Almost immediately after the altercation was finished, I met Jake.

Jake was an unassuming, completely featureless creature plain as an unwritten sheet of paper and just as indescribable. He was wearing a red hoodie which was currently pulled over his head, and there was a look in his eyes that reminded me of Mitt Romney.

“Hi!” he said. I pegged him as a caffeine-powered evangelical the moment he said this. “I'm Jake! Can I sit here? I see you here all the time, I thought I'd introduce myself.”

I shook his hand and said, “Hi Jake, I'm Giando, and this is literally the first time I've ever been here, so there's no way you could possibly see me here all the time.” But I motioned for him to have a seat anyways.

Jake was not phased by this. His smile flickered, but in a moment it was back.

“Are you from around here?” he asked by way of conversation.

“No, I'm from Arizona,” I said. And then I launched into an abridged story of how I got to the Pacific Northwest, how I moved there for a girl who I knew was going to tactlessly dump me, but didn't care because now I wasn't in Arizona anymore.

“Well, that's too bad!” Jake replied with the same smile.

Jake approached every question with the same hyperactive puppy dog energy that I'd seen in exactly two types of people: evangelical Christians, and drug dealers. I closed my laptop, with which I was using to write a short story, and pulled my possessions close in case he decided to snatch them from me and disappear into the night.

“What about your family?” Jake asked.

Tentatively I described the version of my family history that I call the 'stranger edition,' which provides basic information about my immediate family: Enough that you get the general idea and containing absolutely nothing about the things that people who don't have broken families judge people who do have broken families about.

Not that it mattered to Jake of course. He just kept smiling, his Mitt Romney eyes wide and lifeless. “So what do you do here?” he asked.

And I just knew it. In my heart, with ironclad certainty, I felt it.

This guy is going to try and sell me all of the drugs.

I got up out of my seat, making a completely accurate excuse that my movie was about to start.

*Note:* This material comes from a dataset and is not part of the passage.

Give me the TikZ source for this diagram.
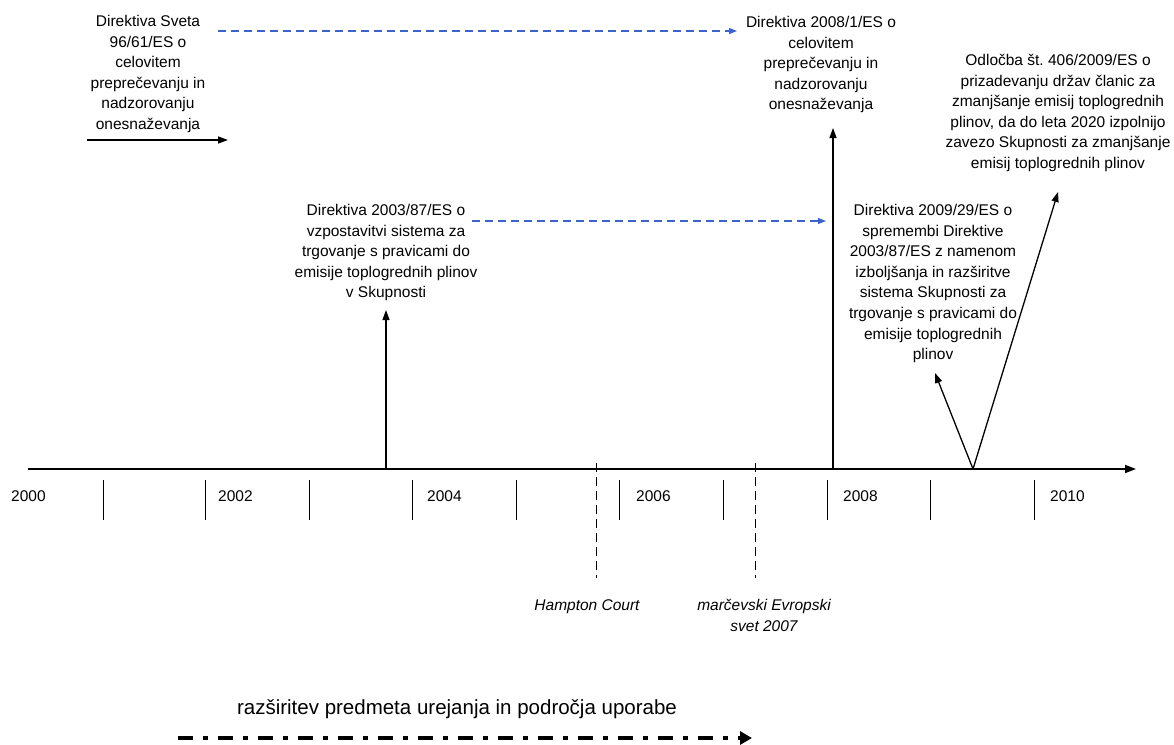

And that's when Jake dropped the mother of all bombshells.

“Man, I know this might sound weird, and let me know if it is, but I was just sitting over there, talking to God, and when I looked up, I saw you. And God just ...wrote you into my heart. And I just knew I had to come over and that we're connected. Do you know what I'm talking about?”

Oh, I see. This whole time I thought Jake was a meth-addled drug dealer trying to push a sale on me, but he was only an insane evangelical gay man with a frightening lack of perception and tact.

I put on a smile that was so glazed it could have produced a factory of Krispy Kremes. Mitt Romney would've been proud. “Well Jake,” I told him, “You go ahead and just keep talking to God, because he and I are not on speaking terms.”

“Can I ask why?” Jake asked, his hands on his head and his elbows extended high in the air in a desperate failed attempt to appear casual.

“Because he's not real, Jake,” I said. “Have a great night.”

And then I saw my friends walking towards me, coming to pick me up for the movie, and I knew salvation.